### Do this
Skip the pictures and extract all of the lines exactly as written.

____________________

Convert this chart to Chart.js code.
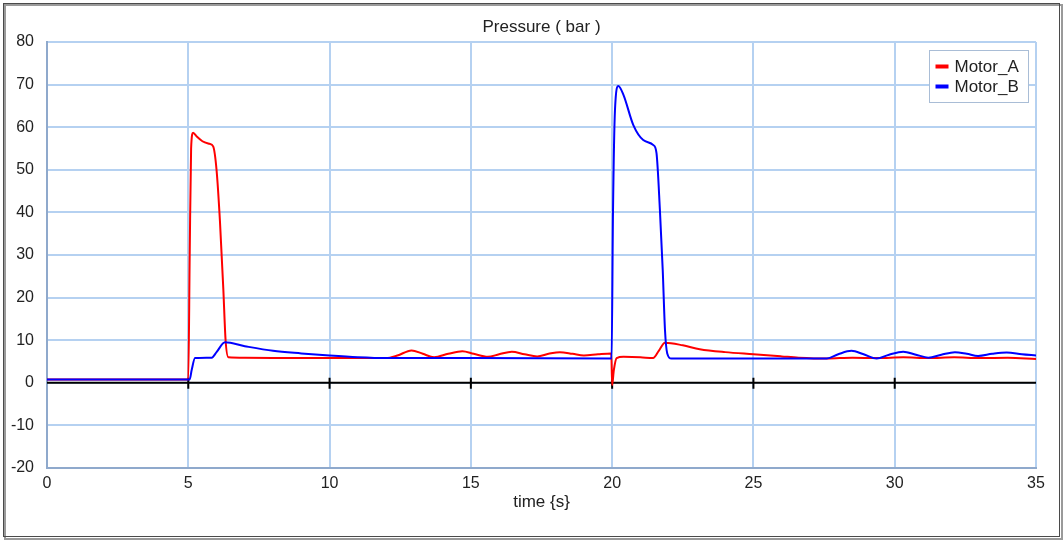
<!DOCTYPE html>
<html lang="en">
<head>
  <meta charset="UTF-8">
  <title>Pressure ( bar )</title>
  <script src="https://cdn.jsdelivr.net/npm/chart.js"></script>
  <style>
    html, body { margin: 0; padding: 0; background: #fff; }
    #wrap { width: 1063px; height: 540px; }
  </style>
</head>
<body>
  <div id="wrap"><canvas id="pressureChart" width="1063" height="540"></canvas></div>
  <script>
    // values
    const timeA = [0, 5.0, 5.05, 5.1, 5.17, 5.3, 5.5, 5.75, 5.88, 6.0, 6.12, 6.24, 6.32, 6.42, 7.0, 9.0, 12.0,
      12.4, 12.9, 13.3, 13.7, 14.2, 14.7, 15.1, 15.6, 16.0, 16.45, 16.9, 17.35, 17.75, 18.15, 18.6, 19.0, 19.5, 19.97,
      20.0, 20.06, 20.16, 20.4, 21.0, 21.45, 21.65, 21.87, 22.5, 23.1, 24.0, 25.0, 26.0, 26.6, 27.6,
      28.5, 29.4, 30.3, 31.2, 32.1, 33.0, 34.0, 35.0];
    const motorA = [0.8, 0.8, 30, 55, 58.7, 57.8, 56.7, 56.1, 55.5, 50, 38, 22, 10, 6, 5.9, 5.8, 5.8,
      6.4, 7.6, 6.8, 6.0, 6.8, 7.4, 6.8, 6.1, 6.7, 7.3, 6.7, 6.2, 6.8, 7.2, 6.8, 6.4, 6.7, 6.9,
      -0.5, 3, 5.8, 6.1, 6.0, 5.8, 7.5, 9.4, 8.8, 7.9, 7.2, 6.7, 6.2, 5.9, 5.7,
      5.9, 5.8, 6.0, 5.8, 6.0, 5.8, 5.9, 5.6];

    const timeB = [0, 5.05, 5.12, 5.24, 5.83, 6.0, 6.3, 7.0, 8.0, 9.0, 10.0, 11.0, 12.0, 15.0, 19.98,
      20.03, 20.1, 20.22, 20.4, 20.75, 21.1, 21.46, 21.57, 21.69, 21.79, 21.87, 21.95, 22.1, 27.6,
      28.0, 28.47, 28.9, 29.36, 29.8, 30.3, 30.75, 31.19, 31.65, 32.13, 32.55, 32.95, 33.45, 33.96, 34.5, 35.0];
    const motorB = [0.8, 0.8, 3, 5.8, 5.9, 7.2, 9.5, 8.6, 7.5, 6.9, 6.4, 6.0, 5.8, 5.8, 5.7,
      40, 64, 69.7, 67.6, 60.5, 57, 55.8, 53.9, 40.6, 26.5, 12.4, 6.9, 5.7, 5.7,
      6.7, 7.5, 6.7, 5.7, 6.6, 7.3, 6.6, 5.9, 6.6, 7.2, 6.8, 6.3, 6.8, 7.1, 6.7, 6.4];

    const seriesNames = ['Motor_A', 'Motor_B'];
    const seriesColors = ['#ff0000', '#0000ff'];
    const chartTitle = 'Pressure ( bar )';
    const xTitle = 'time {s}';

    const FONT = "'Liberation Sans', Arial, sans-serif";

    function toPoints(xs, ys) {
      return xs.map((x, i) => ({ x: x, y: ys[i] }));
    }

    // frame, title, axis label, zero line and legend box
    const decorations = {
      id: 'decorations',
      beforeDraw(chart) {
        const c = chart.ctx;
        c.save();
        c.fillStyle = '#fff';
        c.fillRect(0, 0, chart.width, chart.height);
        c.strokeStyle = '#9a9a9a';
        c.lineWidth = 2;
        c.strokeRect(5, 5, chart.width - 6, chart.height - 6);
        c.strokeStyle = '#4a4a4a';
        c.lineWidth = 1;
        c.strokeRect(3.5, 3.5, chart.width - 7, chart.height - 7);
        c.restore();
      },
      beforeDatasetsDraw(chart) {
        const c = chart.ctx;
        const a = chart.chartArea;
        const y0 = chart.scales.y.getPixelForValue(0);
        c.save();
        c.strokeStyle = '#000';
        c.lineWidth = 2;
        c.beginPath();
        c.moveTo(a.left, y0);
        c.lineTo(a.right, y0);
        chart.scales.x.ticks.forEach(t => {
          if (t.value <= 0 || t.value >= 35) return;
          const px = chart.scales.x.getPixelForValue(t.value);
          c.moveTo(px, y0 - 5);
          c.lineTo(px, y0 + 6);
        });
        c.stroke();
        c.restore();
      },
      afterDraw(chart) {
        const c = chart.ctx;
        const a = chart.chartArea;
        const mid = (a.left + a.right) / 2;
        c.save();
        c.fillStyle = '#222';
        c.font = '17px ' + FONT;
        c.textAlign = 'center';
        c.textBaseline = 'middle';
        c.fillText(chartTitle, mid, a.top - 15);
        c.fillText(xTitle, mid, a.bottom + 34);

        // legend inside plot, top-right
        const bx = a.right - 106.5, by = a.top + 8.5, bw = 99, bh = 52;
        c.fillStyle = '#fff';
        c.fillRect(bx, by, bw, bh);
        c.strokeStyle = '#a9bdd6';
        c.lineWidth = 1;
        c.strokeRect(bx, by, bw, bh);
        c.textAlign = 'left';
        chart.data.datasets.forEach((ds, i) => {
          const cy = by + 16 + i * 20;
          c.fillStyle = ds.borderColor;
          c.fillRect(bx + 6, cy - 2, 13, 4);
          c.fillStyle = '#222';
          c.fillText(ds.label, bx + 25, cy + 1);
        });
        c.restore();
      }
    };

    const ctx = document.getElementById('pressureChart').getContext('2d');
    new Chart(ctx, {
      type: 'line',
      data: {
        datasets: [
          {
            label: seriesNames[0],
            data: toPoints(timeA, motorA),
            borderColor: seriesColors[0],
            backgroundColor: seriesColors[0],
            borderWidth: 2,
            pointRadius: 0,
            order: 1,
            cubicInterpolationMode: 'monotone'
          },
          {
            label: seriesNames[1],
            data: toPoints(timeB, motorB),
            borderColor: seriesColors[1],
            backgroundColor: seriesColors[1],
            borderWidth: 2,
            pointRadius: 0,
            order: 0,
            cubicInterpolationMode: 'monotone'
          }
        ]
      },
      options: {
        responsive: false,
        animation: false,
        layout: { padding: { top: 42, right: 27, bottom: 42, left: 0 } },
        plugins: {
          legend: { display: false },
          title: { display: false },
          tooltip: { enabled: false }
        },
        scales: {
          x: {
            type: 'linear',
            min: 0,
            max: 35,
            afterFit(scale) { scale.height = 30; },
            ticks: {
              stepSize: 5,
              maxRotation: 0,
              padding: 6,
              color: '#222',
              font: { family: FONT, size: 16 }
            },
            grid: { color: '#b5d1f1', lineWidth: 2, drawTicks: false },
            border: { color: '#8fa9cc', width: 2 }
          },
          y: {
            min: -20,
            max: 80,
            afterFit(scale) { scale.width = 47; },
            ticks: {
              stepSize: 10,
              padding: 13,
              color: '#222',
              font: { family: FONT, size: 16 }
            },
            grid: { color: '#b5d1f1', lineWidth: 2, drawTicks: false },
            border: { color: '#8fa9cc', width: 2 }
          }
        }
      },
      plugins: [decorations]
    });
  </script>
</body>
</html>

____________________

### Final answer
Convert this chart to Chart.js code.
<!DOCTYPE html>
<html lang="en">
<head>
  <meta charset="UTF-8">
  <title>Pressure ( bar )</title>
  <script src="https://cdn.jsdelivr.net/npm/chart.js"></script>
  <style>
    html, body { margin: 0; padding: 0; background: #fff; }
    #wrap { width: 1063px; height: 540px; }
  </style>
</head>
<body>
  <div id="wrap"><canvas id="pressureChart" width="1063" height="540"></canvas></div>
  <script>
    // values
    const timeA = [0, 5.0, 5.05, 5.1, 5.17, 5.3, 5.5, 5.75, 5.88, 6.0, 6.12, 6.24, 6.32, 6.42, 7.0, 9.0, 12.0,
      12.4, 12.9, 13.3, 13.7, 14.2, 14.7, 15.1, 15.6, 16.0, 16.45, 16.9, 17.35, 17.75, 18.15, 18.6, 19.0, 19.5, 19.97,
      20.0, 20.06, 20.16, 20.4, 21.0, 21.45, 21.65, 21.87, 22.5, 23.1, 24.0, 25.0, 26.0, 26.6, 27.6,
      28.5, 29.4, 30.3, 31.2, 32.1, 33.0, 34.0, 35.0];
    const motorA = [0.8, 0.8, 30, 55, 58.7, 57.8, 56.7, 56.1, 55.5, 50, 38, 22, 10, 6, 5.9, 5.8, 5.8,
      6.4, 7.6, 6.8, 6.0, 6.8, 7.4, 6.8, 6.1, 6.7, 7.3, 6.7, 6.2, 6.8, 7.2, 6.8, 6.4, 6.7, 6.9,
      -0.5, 3, 5.8, 6.1, 6.0, 5.8, 7.5, 9.4, 8.8, 7.9, 7.2, 6.7, 6.2, 5.9, 5.7,
      5.9, 5.8, 6.0, 5.8, 6.0, 5.8, 5.9, 5.6];

    const timeB = [0, 5.05, 5.12, 5.24, 5.83, 6.0, 6.3, 7.0, 8.0, 9.0, 10.0, 11.0, 12.0, 15.0, 19.98,
      20.03, 20.1, 20.22, 20.4, 20.75, 21.1, 21.46, 21.57, 21.69, 21.79, 21.87, 21.95, 22.1, 27.6,
      28.0, 28.47, 28.9, 29.36, 29.8, 30.3, 30.75, 31.19, 31.65, 32.13, 32.55, 32.95, 33.45, 33.96, 34.5, 35.0];
    const motorB = [0.8, 0.8, 3, 5.8, 5.9, 7.2, 9.5, 8.6, 7.5, 6.9, 6.4, 6.0, 5.8, 5.8, 5.7,
      40, 64, 69.7, 67.6, 60.5, 57, 55.8, 53.9, 40.6, 26.5, 12.4, 6.9, 5.7, 5.7,
      6.7, 7.5, 6.7, 5.7, 6.6, 7.3, 6.6, 5.9, 6.6, 7.2, 6.8, 6.3, 6.8, 7.1, 6.7, 6.4];

    const seriesNames = ['Motor_A', 'Motor_B'];
    const seriesColors = ['#ff0000', '#0000ff'];
    const chartTitle = 'Pressure ( bar )';
    const xTitle = 'time {s}';

    const FONT = "'Liberation Sans', Arial, sans-serif";

    function toPoints(xs, ys) {
      return xs.map((x, i) => ({ x: x, y: ys[i] }));
    }

    // frame, title, axis label, zero line and legend box
    const decorations = {
      id: 'decorations',
      beforeDraw(chart) {
        const c = chart.ctx;
        c.save();
        c.fillStyle = '#fff';
        c.fillRect(0, 0, chart.width, chart.height);
        c.strokeStyle = '#9a9a9a';
        c.lineWidth = 2;
        c.strokeRect(5, 5, chart.width - 6, chart.height - 6);
        c.strokeStyle = '#4a4a4a';
        c.lineWidth = 1;
        c.strokeRect(3.5, 3.5, chart.width - 7, chart.height - 7);
        c.restore();
      },
      beforeDatasetsDraw(chart) {
        const c = chart.ctx;
        const a = chart.chartArea;
        const y0 = chart.scales.y.getPixelForValue(0);
        c.save();
        c.strokeStyle = '#000';
        c.lineWidth = 2;
        c.beginPath();
        c.moveTo(a.left, y0);
        c.lineTo(a.right, y0);
        chart.scales.x.ticks.forEach(t => {
          if (t.value <= 0 || t.value >= 35) return;
          const px = chart.scales.x.getPixelForValue(t.value);
          c.moveTo(px, y0 - 5);
          c.lineTo(px, y0 + 6);
        });
        c.stroke();
        c.restore();
      },
      afterDraw(chart) {
        const c = chart.ctx;
        const a = chart.chartArea;
        const mid = (a.left + a.right) / 2;
        c.save();
        c.fillStyle = '#222';
        c.font = '17px ' + FONT;
        c.textAlign = 'center';
        c.textBaseline = 'middle';
        c.fillText(chartTitle, mid, a.top - 15);
        c.fillText(xTitle, mid, a.bottom + 34);

        // legend inside plot, top-right
        const bx = a.right - 106.5, by = a.top + 8.5, bw = 99, bh = 52;
        c.fillStyle = '#fff';
        c.fillRect(bx, by, bw, bh);
        c.strokeStyle = '#a9bdd6';
        c.lineWidth = 1;
        c.strokeRect(bx, by, bw, bh);
        c.textAlign = 'left';
        chart.data.datasets.forEach((ds, i) => {
          const cy = by + 16 + i * 20;
          c.fillStyle = ds.borderColor;
          c.fillRect(bx + 6, cy - 2, 13, 4);
          c.fillStyle = '#222';
          c.fillText(ds.label, bx + 25, cy + 1);
        });
        c.restore();
      }
    };

    const ctx = document.getElementById('pressureChart').getContext('2d');
    new Chart(ctx, {
      type: 'line',
      data: {
        datasets: [
          {
            label: seriesNames[0],
            data: toPoints(timeA, motorA),
            borderColor: seriesColors[0],
            backgroundColor: seriesColors[0],
            borderWidth: 2,
            pointRadius: 0,
            order: 1,
            cubicInterpolationMode: 'monotone'
          },
          {
            label: seriesNames[1],
            data: toPoints(timeB, motorB),
            borderColor: seriesColors[1],
            backgroundColor: seriesColors[1],
            borderWidth: 2,
            pointRadius: 0,
            order: 0,
            cubicInterpolationMode: 'monotone'
          }
        ]
      },
      options: {
        responsive: false,
        animation: false,
        layout: { padding: { top: 42, right: 27, bottom: 42, left: 0 } },
        plugins: {
          legend: { display: false },
          title: { display: false },
          tooltip: { enabled: false }
        },
        scales: {
          x: {
            type: 'linear',
            min: 0,
            max: 35,
            afterFit(scale) { scale.height = 30; },
            ticks: {
              stepSize: 5,
              maxRotation: 0,
              padding: 6,
              color: '#222',
              font: { family: FONT, size: 16 }
            },
            grid: { color: '#b5d1f1', lineWidth: 2, drawTicks: false },
            border: { color: '#8fa9cc', width: 2 }
          },
          y: {
            min: -20,
            max: 80,
            afterFit(scale) { scale.width = 47; },
            ticks: {
              stepSize: 10,
              padding: 13,
              color: '#222',
              font: { family: FONT, size: 16 }
            },
            grid: { color: '#b5d1f1', lineWidth: 2, drawTicks: false },
            border: { color: '#8fa9cc', width: 2 }
          }
        }
      },
      plugins: [decorations]
    });
  </script>
</body>
</html>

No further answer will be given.